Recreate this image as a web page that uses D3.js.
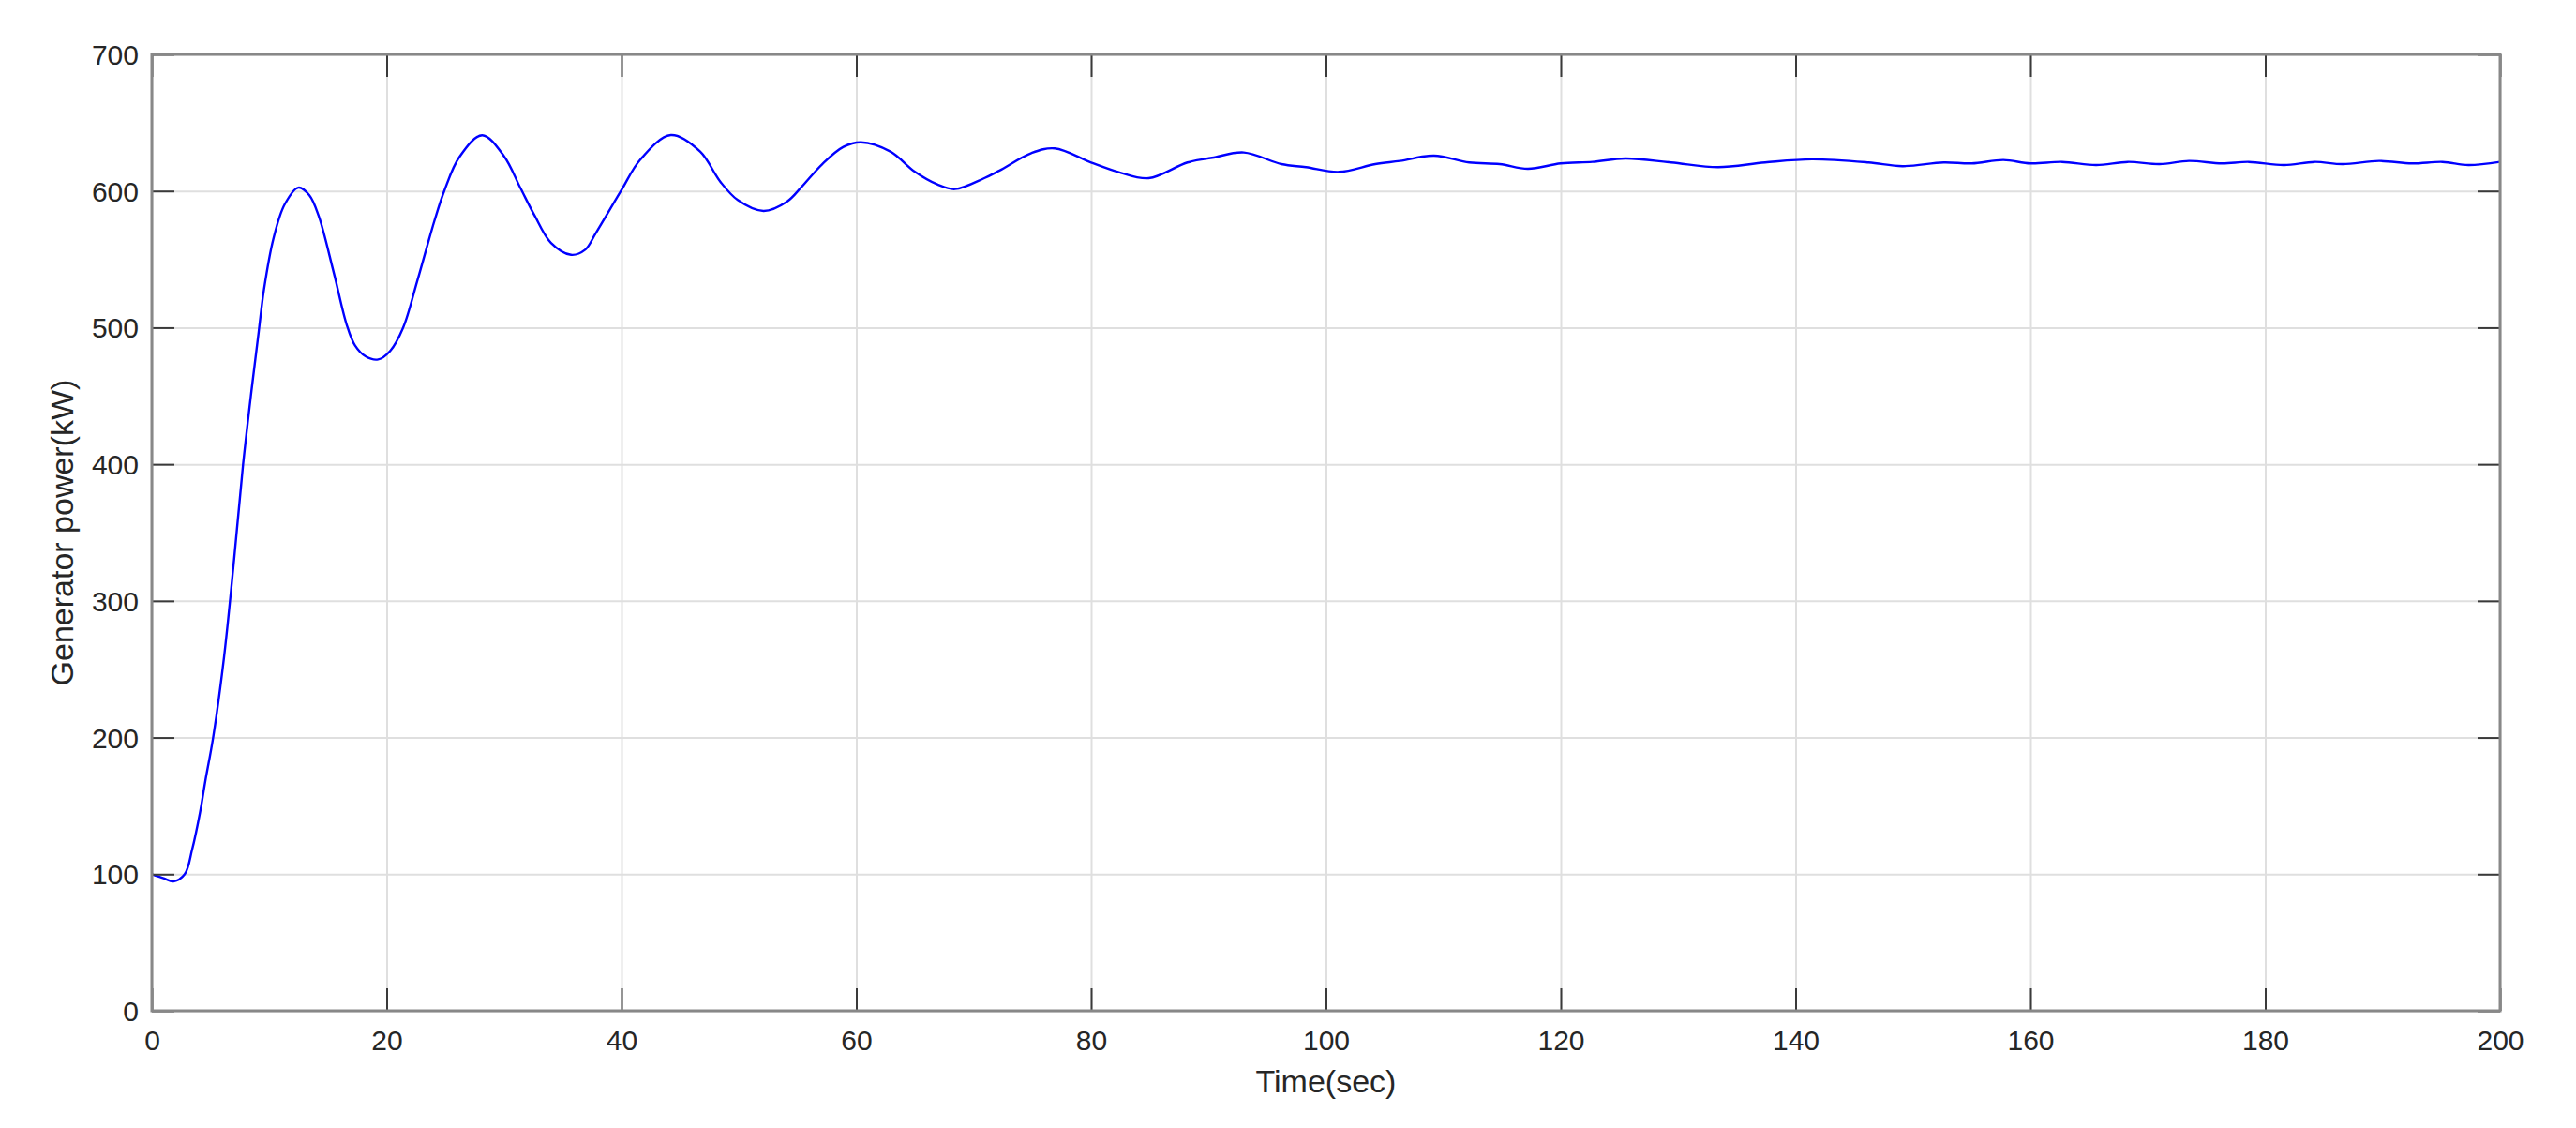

——

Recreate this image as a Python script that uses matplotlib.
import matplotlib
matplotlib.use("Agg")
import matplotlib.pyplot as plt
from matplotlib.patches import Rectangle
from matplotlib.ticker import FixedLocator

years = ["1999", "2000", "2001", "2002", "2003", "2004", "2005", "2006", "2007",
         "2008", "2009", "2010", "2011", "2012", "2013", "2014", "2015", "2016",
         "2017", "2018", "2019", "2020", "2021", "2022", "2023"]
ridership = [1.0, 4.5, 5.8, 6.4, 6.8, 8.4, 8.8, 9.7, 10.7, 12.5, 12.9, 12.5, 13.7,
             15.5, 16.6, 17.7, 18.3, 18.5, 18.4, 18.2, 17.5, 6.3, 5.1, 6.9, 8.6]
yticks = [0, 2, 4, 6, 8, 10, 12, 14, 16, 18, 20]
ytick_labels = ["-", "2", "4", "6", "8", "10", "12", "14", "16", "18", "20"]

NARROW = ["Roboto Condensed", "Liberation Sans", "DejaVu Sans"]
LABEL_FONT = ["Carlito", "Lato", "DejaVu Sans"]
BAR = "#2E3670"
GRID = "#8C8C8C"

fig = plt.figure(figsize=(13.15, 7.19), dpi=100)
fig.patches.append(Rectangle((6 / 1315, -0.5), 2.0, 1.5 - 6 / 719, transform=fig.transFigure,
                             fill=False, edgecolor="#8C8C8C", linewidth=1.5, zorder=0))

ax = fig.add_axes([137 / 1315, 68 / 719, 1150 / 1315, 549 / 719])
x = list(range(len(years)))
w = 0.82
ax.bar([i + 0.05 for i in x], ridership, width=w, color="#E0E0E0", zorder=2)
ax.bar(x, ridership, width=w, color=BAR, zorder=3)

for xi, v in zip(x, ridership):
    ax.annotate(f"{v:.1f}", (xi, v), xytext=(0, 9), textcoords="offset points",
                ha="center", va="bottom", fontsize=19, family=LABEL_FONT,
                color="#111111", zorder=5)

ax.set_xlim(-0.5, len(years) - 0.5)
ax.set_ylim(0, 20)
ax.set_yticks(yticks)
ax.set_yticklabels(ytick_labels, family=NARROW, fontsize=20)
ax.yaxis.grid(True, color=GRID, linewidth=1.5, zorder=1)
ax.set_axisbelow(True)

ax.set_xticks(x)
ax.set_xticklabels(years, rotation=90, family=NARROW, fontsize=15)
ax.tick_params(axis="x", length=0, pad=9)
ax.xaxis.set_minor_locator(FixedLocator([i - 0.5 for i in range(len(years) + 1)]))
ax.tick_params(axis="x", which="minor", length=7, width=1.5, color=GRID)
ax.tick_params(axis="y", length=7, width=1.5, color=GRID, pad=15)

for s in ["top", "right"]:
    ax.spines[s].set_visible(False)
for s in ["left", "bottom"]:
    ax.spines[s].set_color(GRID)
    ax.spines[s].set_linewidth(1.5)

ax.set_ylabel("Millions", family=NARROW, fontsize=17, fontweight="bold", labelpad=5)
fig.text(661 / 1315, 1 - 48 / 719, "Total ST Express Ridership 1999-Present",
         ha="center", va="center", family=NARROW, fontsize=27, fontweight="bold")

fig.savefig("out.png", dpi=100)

——

* **Task goal**
Only the lines running from the line with "Recreate this image as a Python" through the line with "from matplotlib.ticker import FixedLocator" should be repeated, exactly and with both ends kept.

* **Result for this exercise**
Recreate this image as a Python script that uses matplotlib.
import matplotlib
matplotlib.use("Agg")
import matplotlib.pyplot as plt
from matplotlib.patches import Rectangle
from matplotlib.ticker import FixedLocator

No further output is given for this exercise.